Revictimisation

Part six of ‘Ten years after rape’

Studies have repeatedly found that people who have experienced child abuse, child neglect, domestic abuse and rape have an increased risk of further abuse and rape. Approximately two thirds of people who experienced sexual victimisation experience sexual revictimisation. Revictimisation isn’t unusual, but it is often misunderstood. Victims are blamed for their repeated traumas or disbelieved because “nobody is that unlucky”. I have spent a lot of time thinking about the reasons for why this happens because I have personally experienced and witnessed revictimisation.

My family lived in terror for twelve years. My stepdad was physically abusive to my mum and siblings and we were all emotionally abused. Throughout my childhood, teens and early twenties there were numerous minor sexual assaults from people outside of the family. At 16 I was raped. At 18 I was in an abusive relationship which culminated in an attempted rape after the relationship ended. At 21 I was raped for the second time. When I used to think about all the things that had happened to me, I thought I was either the most unlucky person on the planet or it was my fault.

This pattern of revictimisation is far from unique to me, but without understanding why it happens we are going to struggle to break the devastating cycle.

What might explain revictimisation?

Pre-existing risk factors still remain

People with severe mental illness are at increased risk of sexual assault and domestic abuse. Severe mental illness is notoriously difficult to recover from but being a victim of sexual assault or domestic abuse is likely to make it even harder, and potentially cause other mental health issues such as PTSD.

Alcohol and substance misuse is another factor. Alcohol-facilitated rape is extremely common so people struggling with alcohol misuse may be more likely to be targeted because of their vulnerability. Being a victim of sexual victimisation is associated with problem drinking which, in turn, increases the risk of revictimisation.

Sex workers are at high risk of sexual victimisation so if a person does not leave the industry, the increased risk remains.

Abusers targeting vulnerable people

There is very little research into the reasons sex offenders target people, for obvious reasons, but I don’t think it is unreasonable to presume they choose victims who they believe are less likely to report or to be believed. Substance misusers, sex workers and people with mental illnesses are victimised at a higher rate than the general population and I believe this may well be at least part of the reason. People who have experienced childhood and adult victimisation are more likely to have mental health issues and struggle with alcohol and drugs abuse so this may partially explain revictimisation.

In my own experience, all of my teenage and adult experiences of rape and sexual assault occurred when I was most mentally unwell. Both times I was raped my mental illness had also led to me being physically frail. I don’t doubt that played a part and health professionals and friends have expressed the same sentiment.

Believing the experiences are normal

If you’ve grown up watching one parent/step-parent coerce, control and assault the other, it might make it hard to know what is normal behaviour in relationships. If your only experiences as a sexual being have been non-consensual, you might not even recognise it is wrong.

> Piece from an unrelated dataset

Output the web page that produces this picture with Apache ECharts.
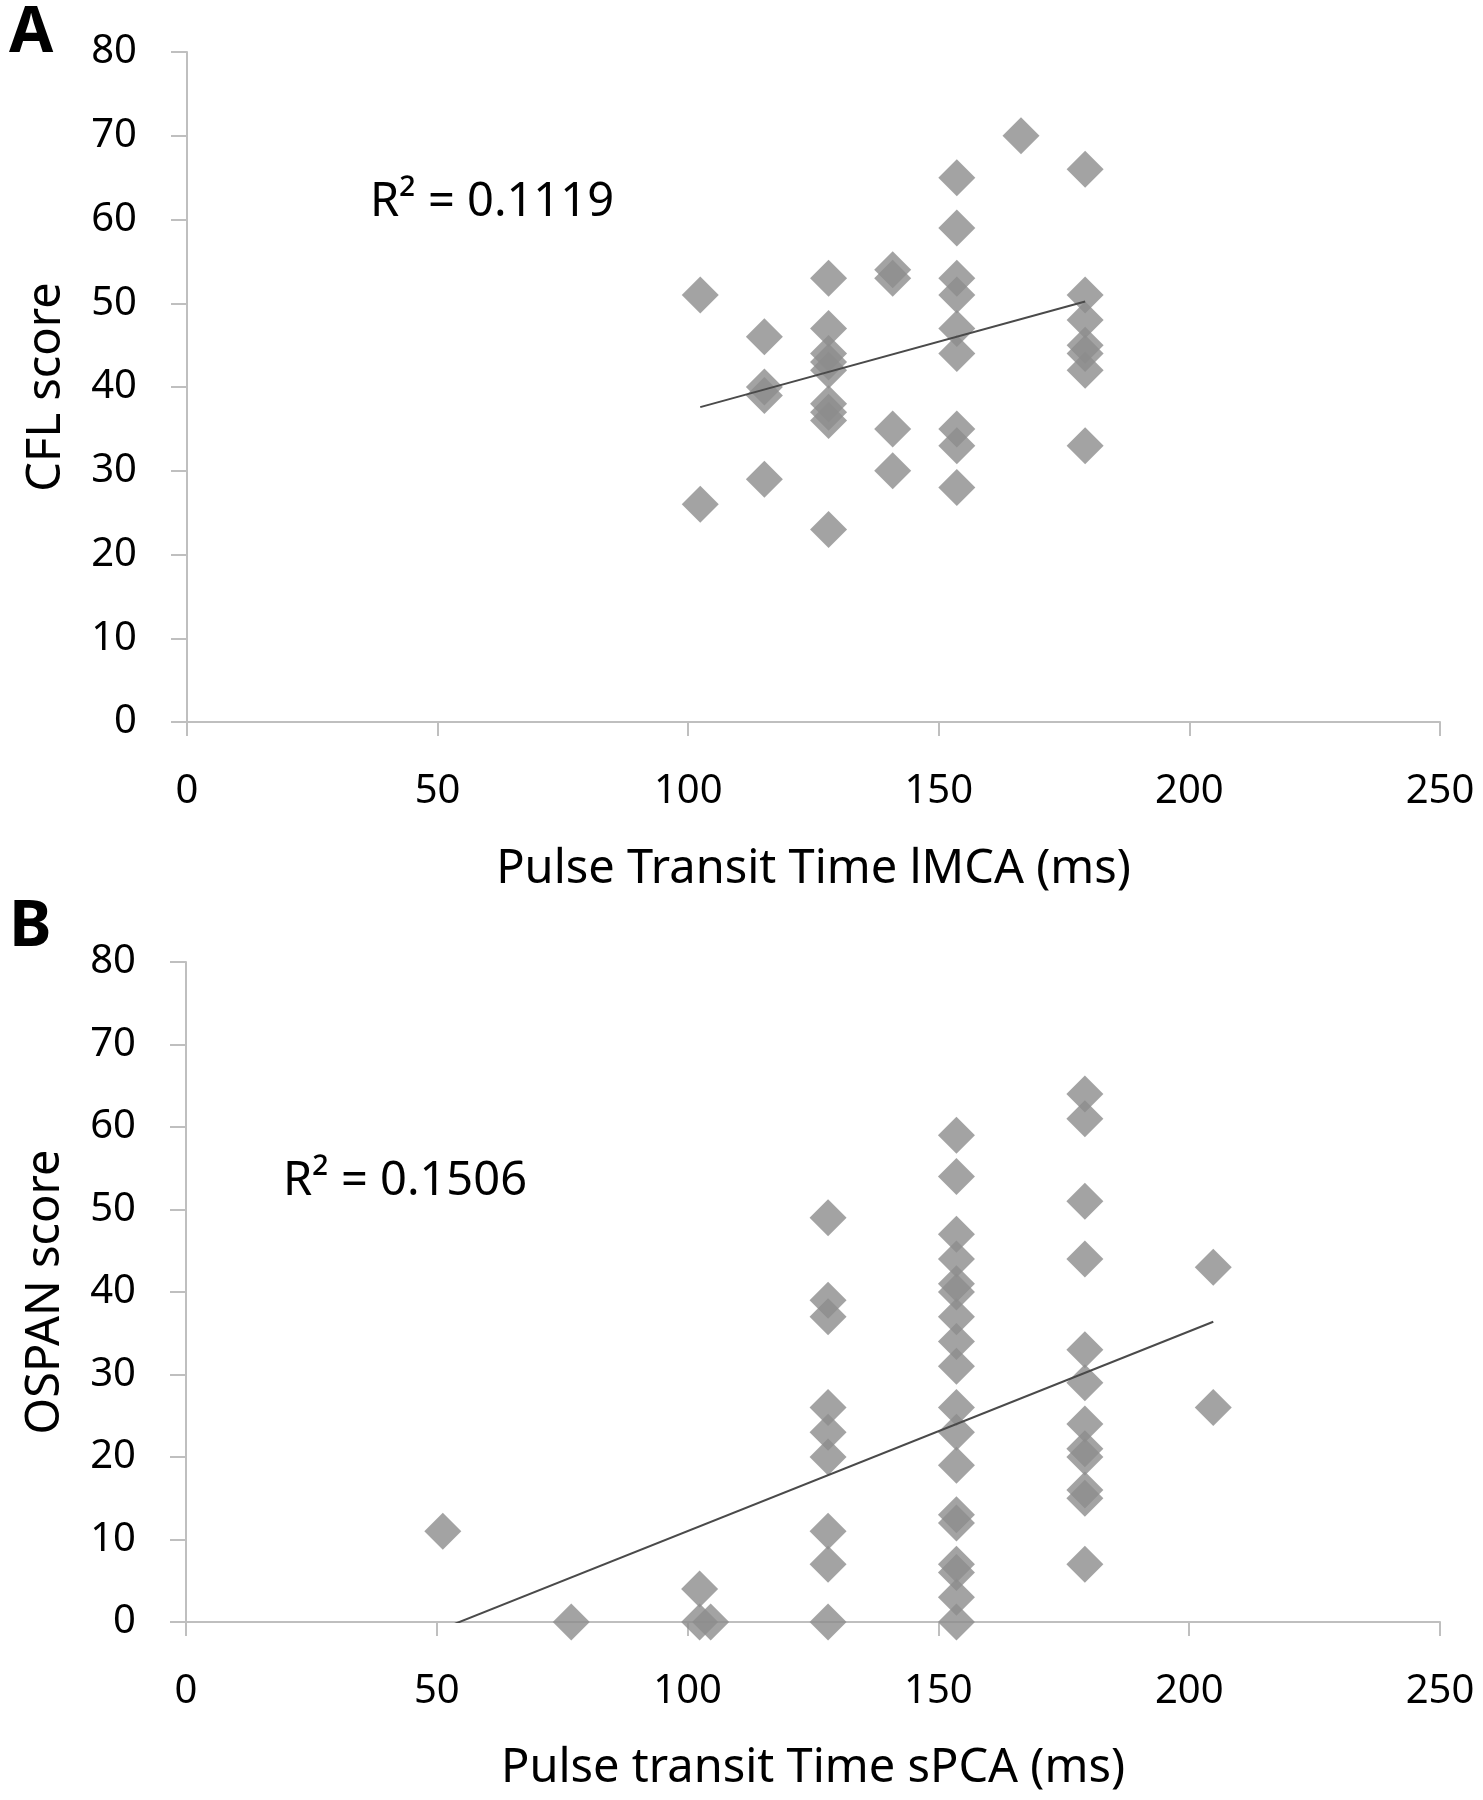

This theory rings true for me. When I left home at 18, I almost immediately walked into an abusive relationship. I didn’t recognise the ways he controlled, coerced and emotionally abused me. I accepted his heavy-handedness as normal, even when friends had to step in. The first day he did something that actually left an injury, I was in shock, but there had been a misunderstanding. I was in the wrong…

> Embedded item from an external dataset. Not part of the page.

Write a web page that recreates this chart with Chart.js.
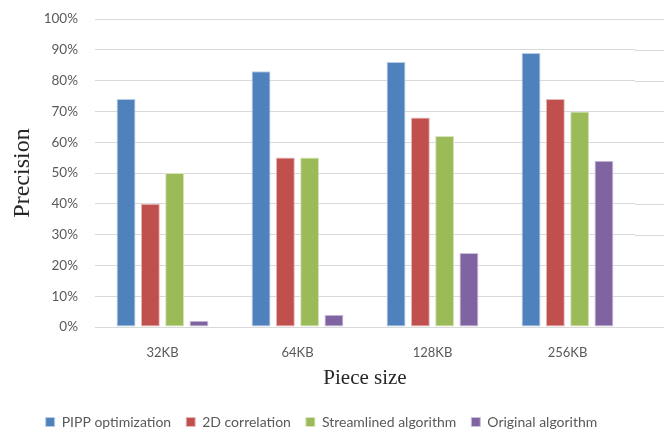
<!DOCTYPE html>
<html>
<head>
<meta charset="utf-8">
<script src="https://cdn.jsdelivr.net/npm/chart.js@4/dist/chart.umd.min.js"></script>
<style>
  html, body { margin: 0; padding: 0; background: #fff; overflow: hidden; }
  #wrap { width: 664px; height: 435px; }
</style>
</head>
<body>
<div id="wrap"><canvas id="precisionChart" width="664" height="435"></canvas></div>
<script>
// piece sizes on the x axis
const pieceSizes = ['32KB', '64KB', '128KB', '256KB'];

// precision per method, in percent
const pippOptimization = [74, 83, 86, 89];
const correlation2D = [40, 55, 68, 74];
const streamlined = [50, 55, 62, 70];
const original = [2, 4, 24, 54];

const seriesNames = ['PIPP optimization', '2D correlation', 'Streamlined algorithm', 'Original algorithm'];
const seriesColors = ['#4F81BD', '#C0504D', '#9BBB59', '#8064A2'];
const seriesEdges = ['#B9CDE5', '#E6B9B8', '#D7E4BD', '#CCC1DA'];

const GRID = '#D9D9D9';
const TEXT = '#595959';
const uiFont = 'Lato, "Open Sans", sans-serif';
const serifFont = '"Liberation Serif", "DejaVu Serif", serif';

// the horizontal gridlines run on past the plot to the edge of the canvas
const gridToEdge = {
    id: 'gridToEdge',
    beforeInit(chart) {
        // keep the legend band a fixed height
        const legend = chart.legend;
        if (legend) {
            const fit = legend.fit;
            legend.fit = function () {
                fit.call(this);
                this.height = 35;
            };
        }
    },
    beforeDatasetsDraw(chart) {
        const { ctx, chartArea, scales } = chart;
        ctx.save();
        ctx.strokeStyle = GRID;
        ctx.lineWidth = 1;
        scales.y.ticks.forEach((t) => {
            const y = Math.round(scales.y.getPixelForValue(t.value)) + 0.5;
            ctx.beginPath();
            ctx.moveTo(chartArea.right, y);
            ctx.lineTo(chart.width, y);
            ctx.stroke();
        });
        ctx.restore();
    }
};

const values = [pippOptimization, correlation2D, streamlined, original];

const ctx = document.getElementById('precisionChart').getContext('2d');
new Chart(ctx, {
    type: 'bar',
    data: {
        labels: pieceSizes,
        datasets: values.map((vals, i) => ({
            label: seriesNames[i],
            data: vals,
            backgroundColor: seriesColors[i],
            borderColor: seriesEdges[i],
            borderWidth: 1,
            borderSkipped: false,
            categoryPercentage: 0.72,
            barPercentage: 0.78
        }))
    },
    options: {
        responsive: false,
        animation: false,
        layout: { padding: { left: 8, right: 29, top: 19, bottom: 0 } },
        plugins: {
            tooltip: { enabled: false },
            legend: {
                position: 'bottom',
                labels: {
                    boxWidth: 9,
                    boxHeight: 9,
                    padding: 15,
                    color: TEXT,
                    font: { family: uiFont, size: 14 }
                }
            }
        },
        scales: {
            x: {
                grid: { display: false },
                border: { color: GRID, width: 1 },
                ticks: {
                    color: TEXT,
                    padding: 10,
                    font: { family: uiFont, size: 13 }
                },
                title: {
                    display: true,
                    text: 'Piece size',
                    color: '#262626',
                    padding: { top: 4, bottom: 9 },
                    font: { family: serifFont, size: 21 }
                },
                afterFit(scale) { scale.height = 73; }
            },
            y: {
                min: 0,
                max: 100,
                ticks: {
                    stepSize: 10,
                    color: TEXT,
                    padding: 17,
                    font: { family: uiFont, size: 13.5 },
                    callback: (v) => v + '%'
                },
                grid: { color: GRID, drawTicks: false },
                border: { display: false },
                title: {
                    display: true,
                    text: 'Precision',
                    color: '#262626',
                    padding: 0,
                    font: { family: serifFont, size: 24 }
                },
                afterFit(scale) {
                    scale.width = 87;
                    scale.paddingTop = 0;
                    scale.paddingBottom = 0;
                }
            }
        }
    },
    plugins: [gridToEdge]
});
</script>
</body>
</html>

Throughout the relationship I had no say in so many things. He decided where we went, what I wore, what and how many drugs I would take, when and what type of sex we had. I sometimes said no to sex but there was never any point. He would just get angry at me, call me names and threaten me. Even now, I don’t really know what to call those times. I would say no repeatedly but when he actually started having sex with me I would just zone out and let him do whatever he wanted.

Looking back now it is so clear it was abuse, but at 18 I had no idea what a healthy relationship looked like.

The compulsion to repeat

The compulsion to repeat is a Freudian idea. It is an attempt to go back to an earlier point in time and change the ending, like restoring the system to an earlier point. The compulsion is rarely conscious and, in the case of repeating abuse, it can be extremely dangerous.

It’s familiar

There is no doubt living in an abusive relationship or be repeatedly sexually victimised is hell, but sometimes a comfortable hell is preferable to the unknown. For someone who has been cut off from friends and family, lacks financial resources and is emotionally beaten down, the thought of leaving an abusive relationship might be more terrifying than staying. Leaving is also the time when domestic abuse victims are most likely to be killed, so sometimes staying really is the best option, at least in the short term. For someone who finds they are repeatedly sexually assaulted, the prospect of working on the issues that make them vulnerable might scare them more than potential future assaults.

Conclusion

More research needs to be done and we need better interventions for those most vulnerable to revictimisation. Until that time, we can all help our friends and family by listening, reminding them there is a way out, and never blaming them for what other people have done to them.